[Written instruction]: For the listing below, give the count of lines containing "React", and no other text.

Source data
** start **

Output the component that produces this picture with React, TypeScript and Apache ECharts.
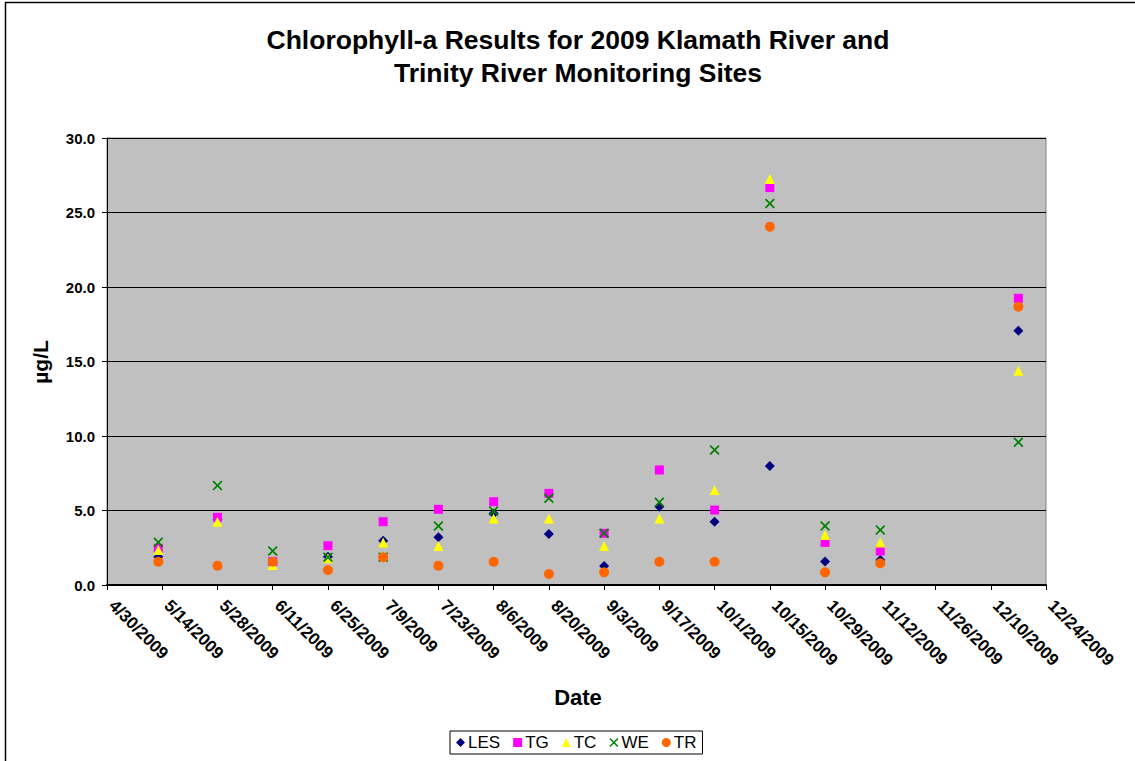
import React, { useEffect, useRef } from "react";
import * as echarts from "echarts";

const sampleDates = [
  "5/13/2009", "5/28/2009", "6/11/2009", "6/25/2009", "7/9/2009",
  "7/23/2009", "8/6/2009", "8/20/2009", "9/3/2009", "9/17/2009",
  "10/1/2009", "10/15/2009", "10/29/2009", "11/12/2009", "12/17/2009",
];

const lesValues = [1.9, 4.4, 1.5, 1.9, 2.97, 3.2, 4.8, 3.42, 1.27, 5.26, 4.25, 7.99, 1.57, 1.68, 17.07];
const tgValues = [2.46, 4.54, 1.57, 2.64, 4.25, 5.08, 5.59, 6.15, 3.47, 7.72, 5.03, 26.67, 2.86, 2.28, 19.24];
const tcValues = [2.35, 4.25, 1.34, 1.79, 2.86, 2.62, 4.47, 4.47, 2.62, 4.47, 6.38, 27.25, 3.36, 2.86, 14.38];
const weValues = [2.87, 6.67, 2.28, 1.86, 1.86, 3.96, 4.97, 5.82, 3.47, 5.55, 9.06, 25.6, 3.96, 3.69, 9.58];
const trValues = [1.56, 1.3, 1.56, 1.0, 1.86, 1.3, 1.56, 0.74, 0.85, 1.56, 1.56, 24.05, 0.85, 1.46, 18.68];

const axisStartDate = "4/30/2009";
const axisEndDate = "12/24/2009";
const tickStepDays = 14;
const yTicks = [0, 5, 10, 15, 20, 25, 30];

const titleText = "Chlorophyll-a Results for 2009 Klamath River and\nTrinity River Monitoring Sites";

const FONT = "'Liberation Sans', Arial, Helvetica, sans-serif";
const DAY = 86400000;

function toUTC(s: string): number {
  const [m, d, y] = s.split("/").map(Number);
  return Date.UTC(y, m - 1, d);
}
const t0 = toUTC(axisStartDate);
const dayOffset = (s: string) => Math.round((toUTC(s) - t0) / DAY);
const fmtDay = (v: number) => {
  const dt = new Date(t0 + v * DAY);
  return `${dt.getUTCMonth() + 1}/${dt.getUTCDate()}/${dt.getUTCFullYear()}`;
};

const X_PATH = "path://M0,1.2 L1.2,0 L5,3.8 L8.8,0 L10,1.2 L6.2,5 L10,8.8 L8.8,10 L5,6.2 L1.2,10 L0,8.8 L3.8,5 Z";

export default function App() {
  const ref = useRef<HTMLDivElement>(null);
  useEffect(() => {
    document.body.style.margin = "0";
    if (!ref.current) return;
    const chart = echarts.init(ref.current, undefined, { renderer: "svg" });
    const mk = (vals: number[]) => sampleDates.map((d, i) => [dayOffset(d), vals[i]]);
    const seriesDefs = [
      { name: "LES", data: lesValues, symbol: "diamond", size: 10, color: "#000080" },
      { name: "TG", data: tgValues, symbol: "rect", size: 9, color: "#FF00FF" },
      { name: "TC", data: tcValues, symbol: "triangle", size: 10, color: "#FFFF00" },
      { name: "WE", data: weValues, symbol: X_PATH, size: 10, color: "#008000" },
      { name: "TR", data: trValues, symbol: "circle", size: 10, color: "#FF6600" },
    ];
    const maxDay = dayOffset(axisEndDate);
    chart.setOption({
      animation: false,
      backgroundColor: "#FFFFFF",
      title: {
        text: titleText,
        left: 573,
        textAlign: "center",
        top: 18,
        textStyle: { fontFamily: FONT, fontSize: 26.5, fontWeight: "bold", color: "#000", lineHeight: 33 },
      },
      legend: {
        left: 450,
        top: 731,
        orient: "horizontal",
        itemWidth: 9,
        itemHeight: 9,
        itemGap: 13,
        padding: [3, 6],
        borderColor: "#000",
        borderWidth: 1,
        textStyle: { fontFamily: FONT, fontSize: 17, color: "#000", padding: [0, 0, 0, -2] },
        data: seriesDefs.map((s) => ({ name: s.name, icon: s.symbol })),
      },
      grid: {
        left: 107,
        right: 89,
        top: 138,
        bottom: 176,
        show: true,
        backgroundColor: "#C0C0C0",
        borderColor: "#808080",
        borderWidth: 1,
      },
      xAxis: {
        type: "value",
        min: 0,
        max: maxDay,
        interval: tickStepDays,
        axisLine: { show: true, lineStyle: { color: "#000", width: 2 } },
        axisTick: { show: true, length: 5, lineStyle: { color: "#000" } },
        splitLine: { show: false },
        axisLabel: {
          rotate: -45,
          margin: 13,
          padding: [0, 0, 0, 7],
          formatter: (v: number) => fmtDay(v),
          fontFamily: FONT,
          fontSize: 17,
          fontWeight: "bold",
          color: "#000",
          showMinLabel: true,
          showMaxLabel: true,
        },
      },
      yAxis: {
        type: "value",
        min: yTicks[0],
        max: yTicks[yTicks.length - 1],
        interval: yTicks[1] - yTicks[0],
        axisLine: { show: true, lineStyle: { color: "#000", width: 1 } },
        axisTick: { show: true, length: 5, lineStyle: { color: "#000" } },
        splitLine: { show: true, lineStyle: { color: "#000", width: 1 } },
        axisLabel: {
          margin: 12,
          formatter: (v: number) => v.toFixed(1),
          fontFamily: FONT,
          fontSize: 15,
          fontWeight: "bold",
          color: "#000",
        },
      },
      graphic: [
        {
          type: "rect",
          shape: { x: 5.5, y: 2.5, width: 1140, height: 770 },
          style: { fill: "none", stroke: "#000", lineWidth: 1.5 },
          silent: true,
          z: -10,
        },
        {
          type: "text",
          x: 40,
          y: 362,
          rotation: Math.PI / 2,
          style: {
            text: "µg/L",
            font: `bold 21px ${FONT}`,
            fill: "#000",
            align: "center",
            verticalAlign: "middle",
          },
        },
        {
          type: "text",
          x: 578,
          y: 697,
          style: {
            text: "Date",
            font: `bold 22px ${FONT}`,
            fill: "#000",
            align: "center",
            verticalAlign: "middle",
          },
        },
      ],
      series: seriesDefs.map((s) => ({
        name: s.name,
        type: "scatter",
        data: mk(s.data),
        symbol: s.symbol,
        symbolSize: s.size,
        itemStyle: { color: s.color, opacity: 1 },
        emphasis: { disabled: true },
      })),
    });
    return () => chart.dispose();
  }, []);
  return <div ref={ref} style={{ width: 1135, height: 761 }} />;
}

** end **
** start **

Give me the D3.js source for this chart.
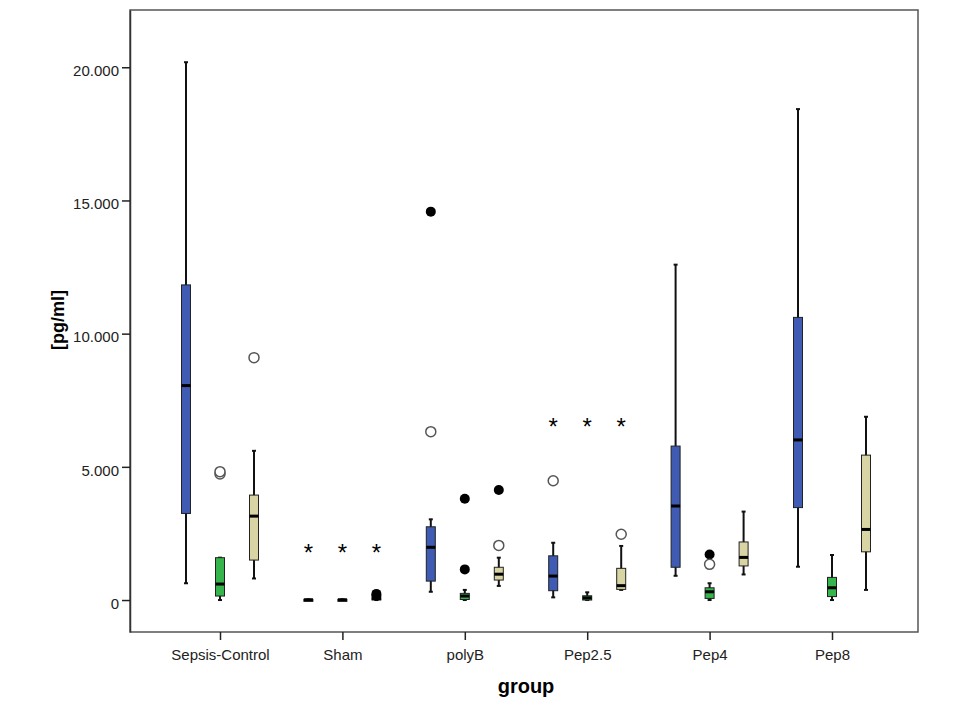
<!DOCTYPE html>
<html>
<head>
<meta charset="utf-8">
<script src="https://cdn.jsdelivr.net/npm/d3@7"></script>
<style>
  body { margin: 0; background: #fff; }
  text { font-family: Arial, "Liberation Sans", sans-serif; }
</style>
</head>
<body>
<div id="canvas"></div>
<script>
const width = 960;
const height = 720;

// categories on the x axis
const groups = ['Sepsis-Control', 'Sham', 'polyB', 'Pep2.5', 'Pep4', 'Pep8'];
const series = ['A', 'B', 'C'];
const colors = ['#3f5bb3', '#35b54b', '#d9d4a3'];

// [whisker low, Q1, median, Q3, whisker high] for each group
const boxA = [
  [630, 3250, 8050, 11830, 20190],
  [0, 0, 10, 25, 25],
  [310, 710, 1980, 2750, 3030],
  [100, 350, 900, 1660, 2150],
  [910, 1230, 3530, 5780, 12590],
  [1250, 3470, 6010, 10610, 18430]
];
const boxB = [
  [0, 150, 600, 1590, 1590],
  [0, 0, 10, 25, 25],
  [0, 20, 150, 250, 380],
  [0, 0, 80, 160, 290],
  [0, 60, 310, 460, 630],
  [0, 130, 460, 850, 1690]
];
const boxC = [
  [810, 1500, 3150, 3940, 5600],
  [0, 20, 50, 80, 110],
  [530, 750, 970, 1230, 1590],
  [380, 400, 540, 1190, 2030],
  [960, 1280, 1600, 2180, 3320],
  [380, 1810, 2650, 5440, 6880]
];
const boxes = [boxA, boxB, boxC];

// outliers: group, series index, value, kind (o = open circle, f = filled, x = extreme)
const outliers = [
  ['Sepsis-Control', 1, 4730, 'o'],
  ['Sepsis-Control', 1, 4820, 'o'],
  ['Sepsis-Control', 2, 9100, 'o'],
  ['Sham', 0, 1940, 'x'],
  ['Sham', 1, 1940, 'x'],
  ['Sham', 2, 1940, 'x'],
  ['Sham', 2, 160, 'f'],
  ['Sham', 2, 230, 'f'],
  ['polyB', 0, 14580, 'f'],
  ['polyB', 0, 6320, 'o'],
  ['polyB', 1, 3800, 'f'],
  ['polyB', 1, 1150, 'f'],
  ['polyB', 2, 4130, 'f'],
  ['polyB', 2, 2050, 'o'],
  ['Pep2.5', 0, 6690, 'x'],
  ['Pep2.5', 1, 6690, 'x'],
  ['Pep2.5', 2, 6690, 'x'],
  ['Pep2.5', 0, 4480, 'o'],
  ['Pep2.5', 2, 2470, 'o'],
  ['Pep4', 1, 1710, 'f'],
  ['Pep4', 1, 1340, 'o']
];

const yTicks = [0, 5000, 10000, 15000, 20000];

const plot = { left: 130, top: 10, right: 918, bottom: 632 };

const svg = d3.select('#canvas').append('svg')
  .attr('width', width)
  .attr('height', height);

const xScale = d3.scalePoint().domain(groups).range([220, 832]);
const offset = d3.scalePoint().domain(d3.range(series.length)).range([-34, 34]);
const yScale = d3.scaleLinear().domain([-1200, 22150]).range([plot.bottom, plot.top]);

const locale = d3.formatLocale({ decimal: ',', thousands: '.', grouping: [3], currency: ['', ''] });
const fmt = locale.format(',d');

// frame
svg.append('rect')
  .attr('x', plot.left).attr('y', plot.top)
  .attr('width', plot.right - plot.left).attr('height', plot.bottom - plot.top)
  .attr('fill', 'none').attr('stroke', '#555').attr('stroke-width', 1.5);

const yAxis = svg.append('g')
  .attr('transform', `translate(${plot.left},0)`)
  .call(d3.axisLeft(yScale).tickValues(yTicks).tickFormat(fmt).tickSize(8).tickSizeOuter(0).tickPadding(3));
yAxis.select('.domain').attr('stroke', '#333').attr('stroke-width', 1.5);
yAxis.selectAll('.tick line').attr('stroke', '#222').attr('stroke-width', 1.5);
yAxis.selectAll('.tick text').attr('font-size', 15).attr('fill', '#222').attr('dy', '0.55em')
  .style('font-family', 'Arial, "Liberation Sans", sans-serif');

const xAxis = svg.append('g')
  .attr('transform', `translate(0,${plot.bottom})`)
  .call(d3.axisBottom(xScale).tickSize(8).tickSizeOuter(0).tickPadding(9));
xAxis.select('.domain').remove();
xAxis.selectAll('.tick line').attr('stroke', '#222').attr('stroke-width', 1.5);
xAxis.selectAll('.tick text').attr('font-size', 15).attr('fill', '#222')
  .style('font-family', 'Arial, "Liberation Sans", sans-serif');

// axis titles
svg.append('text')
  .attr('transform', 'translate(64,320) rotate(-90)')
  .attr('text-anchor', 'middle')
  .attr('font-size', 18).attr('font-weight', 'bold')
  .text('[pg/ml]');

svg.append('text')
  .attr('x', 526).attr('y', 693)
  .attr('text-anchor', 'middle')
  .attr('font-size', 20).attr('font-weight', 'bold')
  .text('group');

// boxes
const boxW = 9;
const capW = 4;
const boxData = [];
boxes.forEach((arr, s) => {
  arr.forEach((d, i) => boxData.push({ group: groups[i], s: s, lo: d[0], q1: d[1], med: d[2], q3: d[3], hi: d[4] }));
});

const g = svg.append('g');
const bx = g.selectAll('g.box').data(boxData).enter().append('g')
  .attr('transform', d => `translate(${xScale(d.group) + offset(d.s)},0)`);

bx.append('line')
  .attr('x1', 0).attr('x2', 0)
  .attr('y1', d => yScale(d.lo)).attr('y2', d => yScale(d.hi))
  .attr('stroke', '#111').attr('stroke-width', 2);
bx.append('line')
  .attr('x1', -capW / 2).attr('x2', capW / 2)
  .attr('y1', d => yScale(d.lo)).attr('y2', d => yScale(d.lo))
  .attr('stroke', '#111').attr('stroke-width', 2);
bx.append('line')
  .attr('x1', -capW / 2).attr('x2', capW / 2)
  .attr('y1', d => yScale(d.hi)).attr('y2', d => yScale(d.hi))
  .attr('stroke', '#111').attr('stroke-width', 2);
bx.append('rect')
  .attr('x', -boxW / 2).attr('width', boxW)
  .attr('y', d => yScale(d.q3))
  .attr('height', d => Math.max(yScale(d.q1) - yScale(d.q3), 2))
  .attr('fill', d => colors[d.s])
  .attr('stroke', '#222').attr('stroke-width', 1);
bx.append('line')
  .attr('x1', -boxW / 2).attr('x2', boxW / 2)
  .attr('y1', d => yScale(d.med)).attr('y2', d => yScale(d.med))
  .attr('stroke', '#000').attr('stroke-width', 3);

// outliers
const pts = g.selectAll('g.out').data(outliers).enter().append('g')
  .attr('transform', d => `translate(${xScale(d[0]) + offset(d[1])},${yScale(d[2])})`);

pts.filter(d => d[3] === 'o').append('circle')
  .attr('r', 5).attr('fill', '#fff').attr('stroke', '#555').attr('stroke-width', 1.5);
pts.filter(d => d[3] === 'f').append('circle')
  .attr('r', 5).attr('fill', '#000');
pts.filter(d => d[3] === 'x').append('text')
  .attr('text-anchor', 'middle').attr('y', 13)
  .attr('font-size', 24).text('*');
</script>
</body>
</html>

** end **
** start **

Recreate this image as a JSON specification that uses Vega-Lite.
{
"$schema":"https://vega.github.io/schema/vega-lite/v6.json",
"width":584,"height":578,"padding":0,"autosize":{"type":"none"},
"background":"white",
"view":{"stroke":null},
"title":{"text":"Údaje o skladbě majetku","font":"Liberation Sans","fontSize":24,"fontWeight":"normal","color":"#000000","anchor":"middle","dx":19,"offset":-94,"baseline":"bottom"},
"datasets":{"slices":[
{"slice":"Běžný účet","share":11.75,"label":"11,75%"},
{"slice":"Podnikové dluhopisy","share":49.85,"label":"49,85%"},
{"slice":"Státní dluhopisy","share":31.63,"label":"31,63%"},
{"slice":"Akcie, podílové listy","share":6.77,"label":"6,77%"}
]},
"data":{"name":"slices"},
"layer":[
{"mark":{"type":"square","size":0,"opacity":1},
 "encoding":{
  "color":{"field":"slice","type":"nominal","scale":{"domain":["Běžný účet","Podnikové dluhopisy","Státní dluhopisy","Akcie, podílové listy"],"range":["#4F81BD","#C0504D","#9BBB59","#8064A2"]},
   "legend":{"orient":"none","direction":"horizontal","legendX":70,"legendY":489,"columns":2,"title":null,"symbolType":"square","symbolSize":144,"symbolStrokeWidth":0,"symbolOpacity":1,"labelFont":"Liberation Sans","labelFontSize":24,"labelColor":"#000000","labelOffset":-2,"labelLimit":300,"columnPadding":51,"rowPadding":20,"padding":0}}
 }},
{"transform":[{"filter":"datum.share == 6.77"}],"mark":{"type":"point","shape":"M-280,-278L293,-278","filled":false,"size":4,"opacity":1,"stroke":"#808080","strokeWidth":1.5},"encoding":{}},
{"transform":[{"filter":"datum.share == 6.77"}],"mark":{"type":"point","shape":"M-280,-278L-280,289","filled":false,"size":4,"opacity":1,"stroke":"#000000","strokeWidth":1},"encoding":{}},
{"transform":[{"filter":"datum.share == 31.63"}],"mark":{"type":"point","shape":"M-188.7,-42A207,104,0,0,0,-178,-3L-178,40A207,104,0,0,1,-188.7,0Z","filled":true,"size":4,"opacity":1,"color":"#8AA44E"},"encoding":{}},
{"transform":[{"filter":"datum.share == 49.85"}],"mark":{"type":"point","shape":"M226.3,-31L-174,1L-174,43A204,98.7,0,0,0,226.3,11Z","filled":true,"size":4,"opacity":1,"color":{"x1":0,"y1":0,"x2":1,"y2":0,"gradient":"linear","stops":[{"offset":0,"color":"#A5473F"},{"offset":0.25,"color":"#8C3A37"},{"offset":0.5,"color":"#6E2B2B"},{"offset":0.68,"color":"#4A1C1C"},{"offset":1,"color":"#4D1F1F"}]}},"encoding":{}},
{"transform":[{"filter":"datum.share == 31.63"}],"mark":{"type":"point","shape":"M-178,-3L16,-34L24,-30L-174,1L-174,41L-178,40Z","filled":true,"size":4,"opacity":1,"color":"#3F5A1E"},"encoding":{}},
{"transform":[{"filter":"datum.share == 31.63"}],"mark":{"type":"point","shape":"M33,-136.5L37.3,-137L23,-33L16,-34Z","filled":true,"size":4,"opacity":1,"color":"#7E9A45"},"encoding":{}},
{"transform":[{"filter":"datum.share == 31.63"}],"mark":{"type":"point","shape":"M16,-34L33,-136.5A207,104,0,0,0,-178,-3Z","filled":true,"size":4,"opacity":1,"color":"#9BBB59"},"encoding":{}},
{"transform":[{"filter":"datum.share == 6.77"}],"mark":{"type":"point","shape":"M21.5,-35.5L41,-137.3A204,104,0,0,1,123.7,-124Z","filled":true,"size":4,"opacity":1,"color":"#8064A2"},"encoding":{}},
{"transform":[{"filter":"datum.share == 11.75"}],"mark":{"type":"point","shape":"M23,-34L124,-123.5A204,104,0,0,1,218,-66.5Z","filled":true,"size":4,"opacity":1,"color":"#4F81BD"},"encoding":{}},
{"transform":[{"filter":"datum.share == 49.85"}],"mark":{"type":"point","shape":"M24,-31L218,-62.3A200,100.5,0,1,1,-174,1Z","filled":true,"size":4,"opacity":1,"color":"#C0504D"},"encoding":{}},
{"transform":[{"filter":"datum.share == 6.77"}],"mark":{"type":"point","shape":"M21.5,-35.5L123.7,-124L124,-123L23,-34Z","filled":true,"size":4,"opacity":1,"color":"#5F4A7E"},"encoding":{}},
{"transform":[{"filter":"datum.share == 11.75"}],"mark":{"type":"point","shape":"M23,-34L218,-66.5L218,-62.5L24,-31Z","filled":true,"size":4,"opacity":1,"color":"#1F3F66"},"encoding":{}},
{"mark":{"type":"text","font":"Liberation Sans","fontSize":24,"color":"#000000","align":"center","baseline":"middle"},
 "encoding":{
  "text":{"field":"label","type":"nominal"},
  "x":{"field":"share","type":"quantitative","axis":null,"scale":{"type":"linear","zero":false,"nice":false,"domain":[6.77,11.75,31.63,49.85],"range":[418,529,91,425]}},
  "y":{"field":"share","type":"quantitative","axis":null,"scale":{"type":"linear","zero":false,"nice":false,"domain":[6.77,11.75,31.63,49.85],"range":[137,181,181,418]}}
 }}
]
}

** end **

[Correct result]: 2